If that comes true, I've run out of problems and I'm in a helluva place. So much to check out. Warm days and wide seas.



I want to tell you about the ride in last night.

On the back of Thuy's scooter, holding her lightly by the waist, nervous at first because I'm not confident of her skills and the streets are crazy crowded - thousands, no shit, of small bikes, weaving in and out of each other like a vast school of fish, like a great flock of of birds taking off over the sea, shifting and swirling. Dark falls, the night is warm, the city is strange,I learn to trust her; we thread across lanes of hundreds of bikes, tail lights and head lights like paper lanterns, all beeping but knowing the drill, making way for each other like, magically, impossibly - she cuts right across the flow of traffic four lanes wide to make a turn, and somehow it works. Riders come directly into traffic the wrong way at speed and everyone is cool with that. She makes a turn into slight traffic, quiet, there is a pagoda, then back into the luminous throng, I feel like I'm in a dream. Pressed up against her I'm tempted to get a hard-on, but I decline. Or am just too far gone. All the riders young and old with multicoloured helmets and raincoats. There's a guy with US kevlar on his head; a girl with an iridescent poncho flowing, a vast flight of others in the night. 




Chào mừng bạn đến viet nam. Welcome to Vietnam. I've figured out what words I need to know next. I should be able to pull this off. 

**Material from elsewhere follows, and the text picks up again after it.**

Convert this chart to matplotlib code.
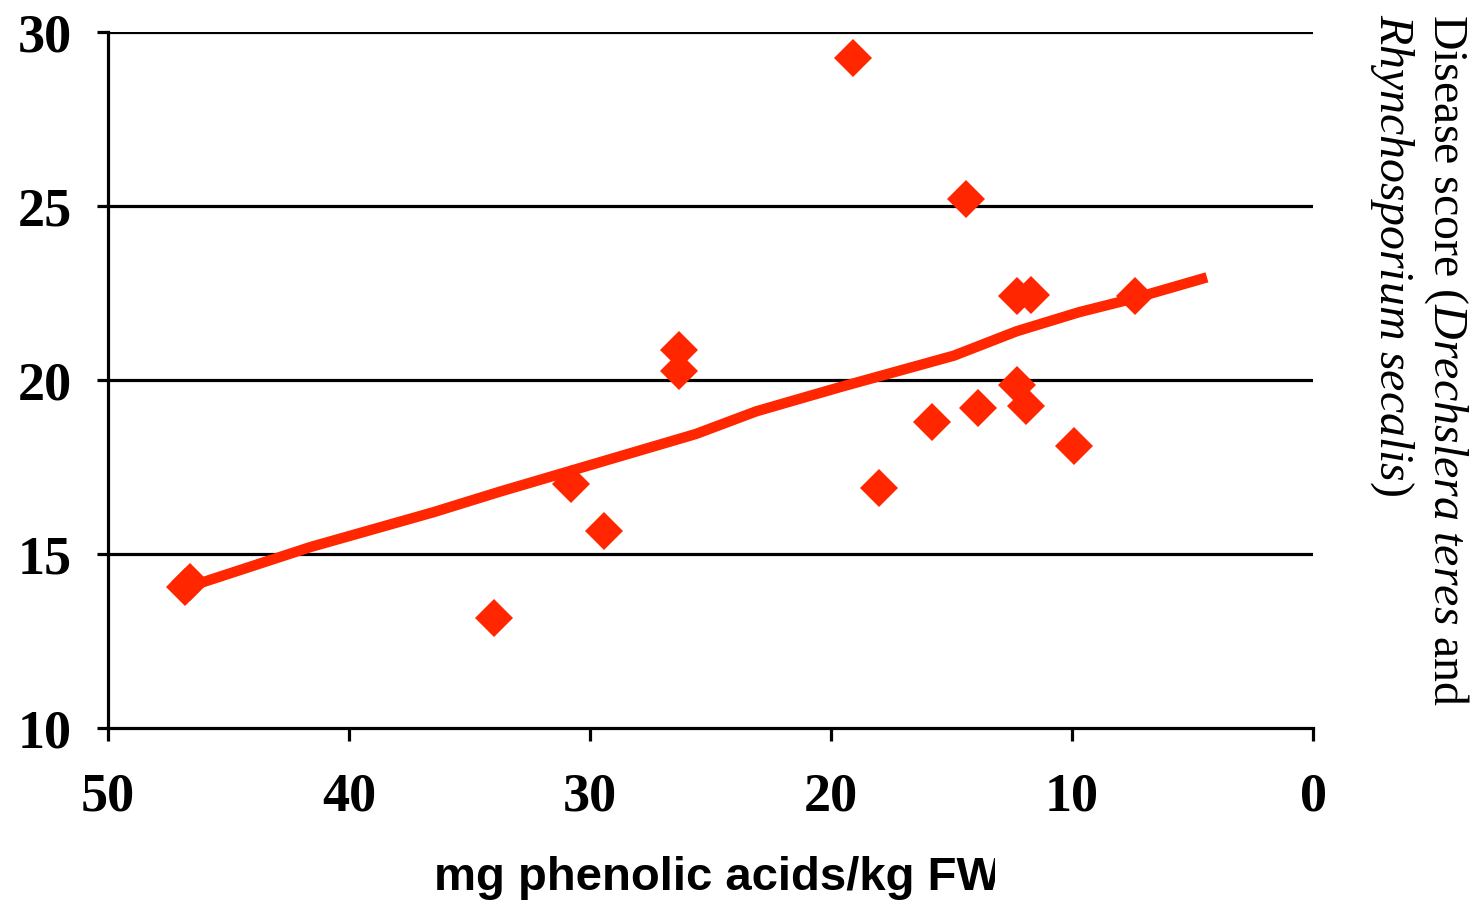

There may never be another good selfie mirror



















1 comment:

  1. Great story and what a beautiful beach.20$! As for bad things that are good things, maybe just for safety say "the bad things that maybe, sort of, appear to be and could possibly be but probably won't be, good things" in case they just didn't notice that the bad things they planned for you turned into good things, eh?